DAVENPORT, Iowa - As consumers buy new gadgets and residents toss their old electronics to the curb, the holiday season becomes one of the busiest times of the year at Scott County's Electronic Demanufacturing Facility.
"We do see a spike this time of year," said Bryce Stalcup, the Scott County Waste Commission's Recycling Operations Manager.
On December 19, Stalcup gave News 8's Ryan Jenkins a tour of the place your unwanted electronics end up after being tossed to the curb.
He explained how electronic recycling can protect both the environment and the identity of the consumer.
"Were looking for items that may contain hazardous components or data," said Stalcup.
In boxes throughout the warehouse, everything from cell phones, to computers and printers, and old re-chargeable batteries were waiting to be processed.
Stalcup said most of the stuff brought in as trash is actually refurbished and sold online.
The money earned helps to keep the facility open and operating and helps keep resident user fees low.
The facility has an important role in processing the things that are unable to be refurbished.
"A lot of heavy metals is typically what we are concerned with," said Stalcup. "Our goal is to keep as much as we can out of the landfill in order to protect our local waterways, our streams, the environment, and not only our staff but, the community in Scott County and beyond."

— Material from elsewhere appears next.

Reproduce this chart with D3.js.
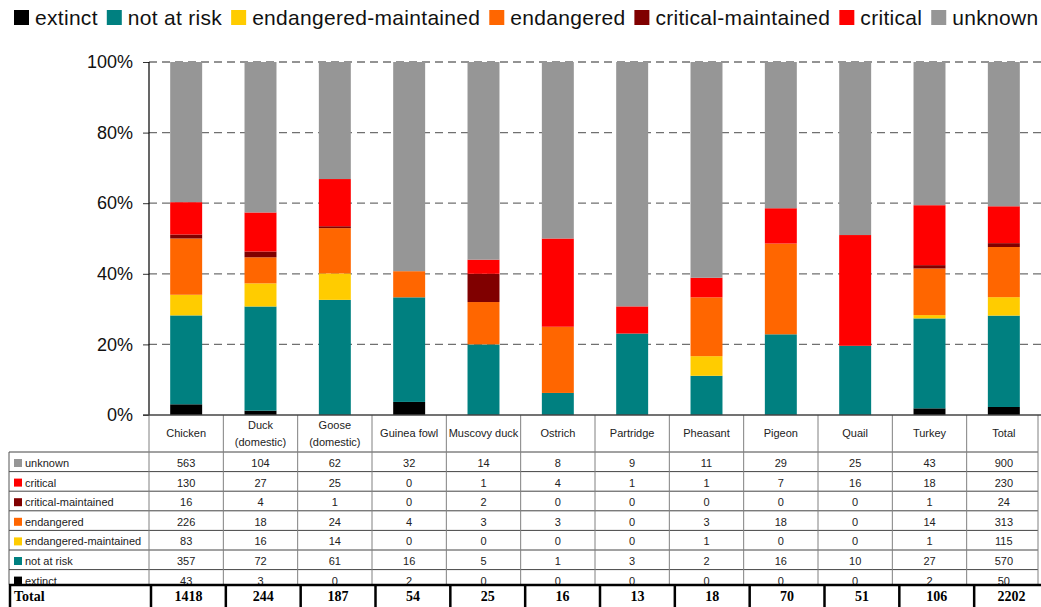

As teams of people broke apart old televisions, pulled from the bottom of the Mississippi River, and other e-waste picked up curbside, Stalcup explained how different metals, plastics and other commodities are ripped out - along with dangerous elements like lead and mercury.
Stalcup also said many people don't realize electronic recycling can also protect the identity of the people who tossed their old gadgets in the trash.
He said E-recycling is a form of cyber-security.
"You hear about all the credit card numbers and everything being stolen, you really need to make sure you`re being responsible with any data that you have," said Stalcup.
Machines shred hard-drives that may have stored sensitive data.
Scott County's facility is the only public facility in the world to be R2 certified.
That means they have been certified by a third-party at "responsible recyclers" and go through the checks and balances to prove it.
"If a criminal did get ahold of this (hardware that has been shredded) there`s no way that they could recover any data from this," Stalcup said.
The facility is also a place to take used and unwanted Christmas lights so that they can be properly disposed of, as well.
It's a tucked-away recycling facility going beyond paper and plastic to keep the environment safe this Holiday season.
The facility is located at 1048 East 59th Street in Davenport.